At six years old, I saw no reason not to believe this story. Years later, it came as a surprise to learn the Wrekin isn’t simply a pile of mud dropped from a shovel, but composed of volcanic rocks and is a product of volcanism, although contrary to yet another popular belief,  it was never a volcano. Naturally, this is a far less interesting story because there’s no mention of giants.

It doesn’t stop there. Even the prominent rocks and stones that stand on the Wrekin itself have taken on names and superstitions, creating customs of their own. If a pair of lovers can climb together through the cleft in the rocky outcrop known as the needle’s eye, they’ll enjoy a trouble-free marriage.

In such an ancient landscape there’s always a story; a stone is never just a stone, it is the route to a happy marriage, the spine of a sleeping monster or a chair to seat the devil.
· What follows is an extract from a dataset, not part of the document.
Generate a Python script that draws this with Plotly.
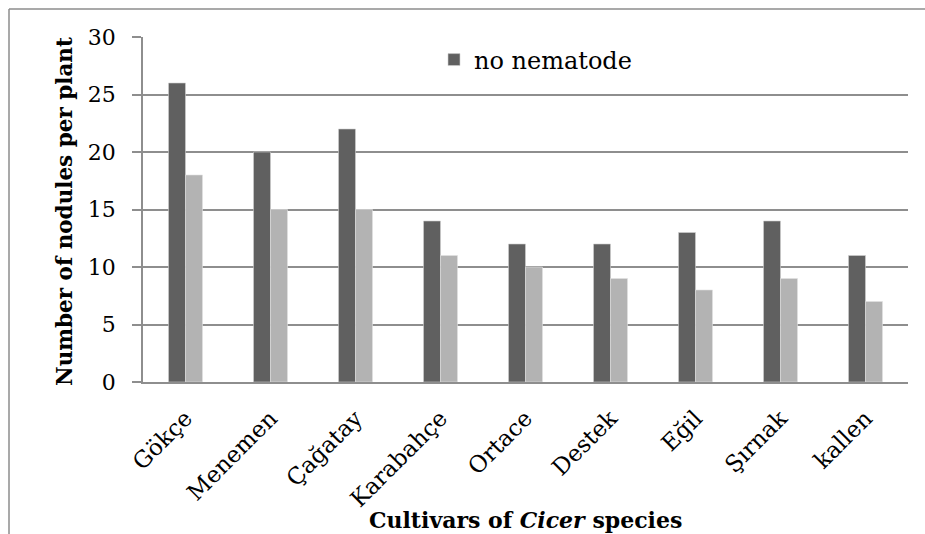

A veil of mist is not simply a result of the excessive damp that plagues the county, but a subterfuge created by a mystical force to cover something more sinister.

As a child living not far from Wenlock Edge, I was drawn to the writing of Mary Webb (1881 -1927) who was born nearby and set all her novels in the area. Although unfashionable today and often parodied, most famously by Stella Gibbons in Cold Comfort Farm, she was a nature writer and poet of such power she was at one time likened to Emily Bronte. If you can forgive her outdated style, you’ll find the dominance of the landscape on the lives of her characters is in a similar spirit to Thomas Hardy.

All writers are magpies, picking up shiny pieces here and there as we go, feathering our creative nests with everything that touches our imaginations or our hearts, which is probably why so much of Mary Webb’s mysticism appears in the emotional world of my own story, The Barley Child.

I’m reminded of her writing every time I look at those blue Shropshire hills, or walk along the ancient escarpment of Wenlock Edge, or stand at midday each Boxing day on the iron bridge that spans the Severn at Ironbridge, watching the Morris men, listening to the local bawdy songs I remember from the school playground. Songs I imagine Mary Webb would also have known.

If you’ve read Mary Webb’s Precious Bane, you’ll be familiar with the notion of a barley child, and the seven whistlers circling the sky, reminding you there’ll be a tragedy, just in case you hoped the story would have a happy end. And if I tell you I’d forgotten these details when I wrote The Barley Child and only rediscovered them recently, re-reading Precious Bane for the first time in thirty years, I wouldn’t expect you to believe me.

But you only have to look at the Shropshire landscape and imagine the people from the past, their bodies and spirits broken by their efforts to work the land, to guess the grim inevitability of their stories. Whatever was going to happen to Mary Webb’s characters or to mine, it was always in the hands of fate.